◆ DATA BLOCK:

>> Begin

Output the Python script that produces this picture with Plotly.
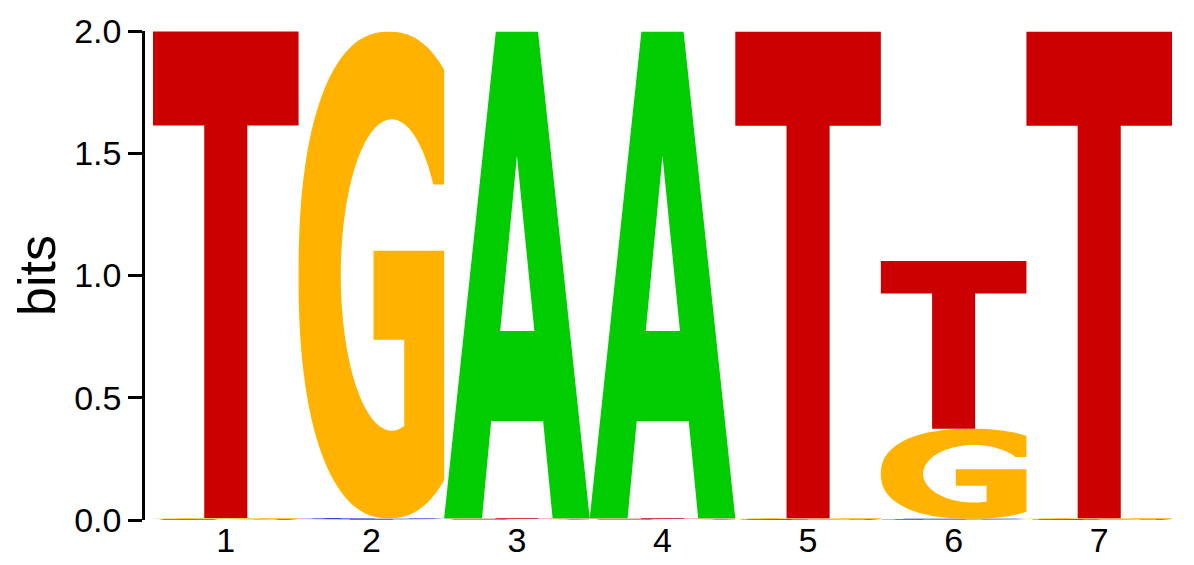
import numpy as np
import plotly.graph_objects as go

# information content (bits) per base at each motif position
positions = [1, 2, 3, 4, 5, 6, 7]
bits_A = [0.003, 0.002, 1.990, 1.990, 0.002, 0.002, 0.002]
bits_C = [0.002, 0.003, 0.002, 0.002, 0.002, 0.003, 0.002]
bits_G = [0.003, 1.990, 0.002, 0.002, 0.003, 0.368, 0.003]
bits_T = [1.990, 0.002, 0.003, 0.003, 1.990, 0.686, 1.990]

y_ticks = [0.0, 0.5, 1.0, 1.5, 2.0]

base_colors = {'A': '#00CC00', 'C': '#0000CC', 'G': '#FFB300', 'T': '#CC0000'}


def arc(cx, cy, rx, ry, a0, a1, p=2.0, steps=80):
    """Points along a (super)ellipse between two angles, in degrees."""
    t = np.radians(np.linspace(a0, a1, steps))
    c, s = np.cos(t), np.sin(t)
    xs = cx + rx * np.sign(c) * np.abs(c) ** (2 / p)
    ys = cy + ry * np.sign(s) * np.abs(s) ** (2 / p)
    return list(zip(xs, ys))


def glyph(letter):
    """
    Outline of a letter in a unit box (x and y from 0 to 1).
    Holes are cut with a zero width slit so one filled path is enough.
    """
    if letter == 'T':
        return [(0, 1), (1, 1), (1, 0.807), (0.648, 0.807), (0.648, 0),
                (0.352, 0), (0.352, 0.807), (0, 0.807)]
    if letter == 'A':
        return [(0, 0), (0.26, 0), (0.323, 0.2),
                (0.385, 0.385), (0.5, 0.745), (0.62, 0.385), (0.385, 0.385),
                (0.323, 0.2), (0.68, 0.2), (0.745, 0), (1, 0),
                (0.645, 1), (0.355, 1)]
    if letter == 'G':
        pts = arc(0.62, 0.5, 0.62, 0.5, 55.3, 304.7, p=2.3)
        pts += [(1.0, 0.08), (1.0, 0.55), (0.515, 0.55), (0.515, 0.367), (0.726, 0.367)]
        pts += arc(0.64, 0.5, 0.35, 0.32, 284.2, 35.5)
        pts += [(1.0, 0.686)]
        return pts
    # C
    pts = arc(0.62, 0.5, 0.62, 0.5, 55.3, 304.7, p=2.3)
    pts += arc(0.64, 0.5, 0.35, 0.32, 325, 35)
    return pts


def build_figure():
    """Stacks the letters of every position, smallest at the bottom."""
    fig = go.Figure()
    heights = {'A': bits_A, 'C': bits_C, 'G': bits_G, 'T': bits_T}

    for i, pos in enumerate(positions):
        stack = sorted(heights, key=lambda b: heights[b][i])
        base = 0.0
        for letter in stack:
            h = heights[letter][i]
            outline = glyph(letter)
            xs = [pos - 0.5 + gx for gx, gy in outline]
            ys = [base + gy * h for gx, gy in outline]
            fig.add_trace(go.Scatter(x=xs + [xs[0]], y=ys + [ys[0]], mode='none',
                                     fill='toself', fillcolor=base_colors[letter],
                                     hoverinfo='skip', showlegend=False))
            base += h

    font = dict(family='Liberation Sans, Arial, sans-serif', color='black')

    # the page body adds 8px around the figure, so it is drawn 8px smaller
    fig.update_layout(width=1186, height=557,
                      margin=dict(l=137, r=22, t=22.5, b=45, pad=0),
                      paper_bgcolor='white', plot_bgcolor='white',
                      font=dict(font, size=34))

    fig.update_xaxes(range=[0.445, 7.5], tickvals=positions,
                     ticktext=[str(p) for p in positions],
                     showgrid=False, zeroline=False, showline=False, ticks='',
                     ticklabelstandoff=-3,
                     automargin=False, tickfont=dict(font, size=34))
    fig.update_yaxes(range=[0, 2], tickvals=y_ticks,
                     ticktext=[f'{v:.1f}' for v in y_ticks],
                     showgrid=False, zeroline=False, showline=True,
                     linecolor='black', linewidth=2.5,
                     ticks='outside', ticklen=14, tickwidth=2.5, tickcolor='black',
                     automargin=False, tickfont=dict(font, size=34),
                     title=dict(text='bits', font=dict(font, size=52), standoff=11))
    return fig


if __name__ == "__main__":
    fig = build_figure()
    fig.write_html("out.html")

>> End

◆ TASK INSTRUCTIONS:
Output a faithful copy of the data, with each picture left out.

◆ OUTPUT OF THE EXERCISE:
Output the Python script that produces this picture with Plotly.
import numpy as np
import plotly.graph_objects as go

# information content (bits) per base at each motif position
positions = [1, 2, 3, 4, 5, 6, 7]
bits_A = [0.003, 0.002, 1.990, 1.990, 0.002, 0.002, 0.002]
bits_C = [0.002, 0.003, 0.002, 0.002, 0.002, 0.003, 0.002]
bits_G = [0.003, 1.990, 0.002, 0.002, 0.003, 0.368, 0.003]
bits_T = [1.990, 0.002, 0.003, 0.003, 1.990, 0.686, 1.990]

y_ticks = [0.0, 0.5, 1.0, 1.5, 2.0]

base_colors = {'A': '#00CC00', 'C': '#0000CC', 'G': '#FFB300', 'T': '#CC0000'}


def arc(cx, cy, rx, ry, a0, a1, p=2.0, steps=80):
    """Points along a (super)ellipse between two angles, in degrees."""
    t = np.radians(np.linspace(a0, a1, steps))
    c, s = np.cos(t), np.sin(t)
    xs = cx + rx * np.sign(c) * np.abs(c) ** (2 / p)
    ys = cy + ry * np.sign(s) * np.abs(s) ** (2 / p)
    return list(zip(xs, ys))


def glyph(letter):
    """
    Outline of a letter in a unit box (x and y from 0 to 1).
    Holes are cut with a zero width slit so one filled path is enough.
    """
    if letter == 'T':
        return [(0, 1), (1, 1), (1, 0.807), (0.648, 0.807), (0.648, 0),
                (0.352, 0), (0.352, 0.807), (0, 0.807)]
    if letter == 'A':
        return [(0, 0), (0.26, 0), (0.323, 0.2),
                (0.385, 0.385), (0.5, 0.745), (0.62, 0.385), (0.385, 0.385),
                (0.323, 0.2), (0.68, 0.2), (0.745, 0), (1, 0),
                (0.645, 1), (0.355, 1)]
    if letter == 'G':
        pts = arc(0.62, 0.5, 0.62, 0.5, 55.3, 304.7, p=2.3)
        pts += [(1.0, 0.08), (1.0, 0.55), (0.515, 0.55), (0.515, 0.367), (0.726, 0.367)]
        pts += arc(0.64, 0.5, 0.35, 0.32, 284.2, 35.5)
        pts += [(1.0, 0.686)]
        return pts
    # C
    pts = arc(0.62, 0.5, 0.62, 0.5, 55.3, 304.7, p=2.3)
    pts += arc(0.64, 0.5, 0.35, 0.32, 325, 35)
    return pts


def build_figure():
    """Stacks the letters of every position, smallest at the bottom."""
    fig = go.Figure()
    heights = {'A': bits_A, 'C': bits_C, 'G': bits_G, 'T': bits_T}

    for i, pos in enumerate(positions):
        stack = sorted(heights, key=lambda b: heights[b][i])
        base = 0.0
        for letter in stack:
            h = heights[letter][i]
            outline = glyph(letter)
            xs = [pos - 0.5 + gx for gx, gy in outline]
            ys = [base + gy * h for gx, gy in outline]
            fig.add_trace(go.Scatter(x=xs + [xs[0]], y=ys + [ys[0]], mode='none',
                                     fill='toself', fillcolor=base_colors[letter],
                                     hoverinfo='skip', showlegend=False))
            base += h

    font = dict(family='Liberation Sans, Arial, sans-serif', color='black')

    # the page body adds 8px around the figure, so it is drawn 8px smaller
    fig.update_layout(width=1186, height=557,
                      margin=dict(l=137, r=22, t=22.5, b=45, pad=0),
                      paper_bgcolor='white', plot_bgcolor='white',
                      font=dict(font, size=34))

    fig.update_xaxes(range=[0.445, 7.5], tickvals=positions,
                     ticktext=[str(p) for p in positions],
                     showgrid=False, zeroline=False, showline=False, ticks='',
                     ticklabelstandoff=-3,
                     automargin=False, tickfont=dict(font, size=34))
    fig.update_yaxes(range=[0, 2], tickvals=y_ticks,
                     ticktext=[f'{v:.1f}' for v in y_ticks],
                     showgrid=False, zeroline=False, showline=True,
                     linecolor='black', linewidth=2.5,
                     ticks='outside', ticklen=14, tickwidth=2.5, tickcolor='black',
                     automargin=False, tickfont=dict(font, size=34),
                     title=dict(text='bits', font=dict(font, size=52), standoff=11))
    return fig


if __name__ == "__main__":
    fig = build_figure()
    fig.write_html("out.html")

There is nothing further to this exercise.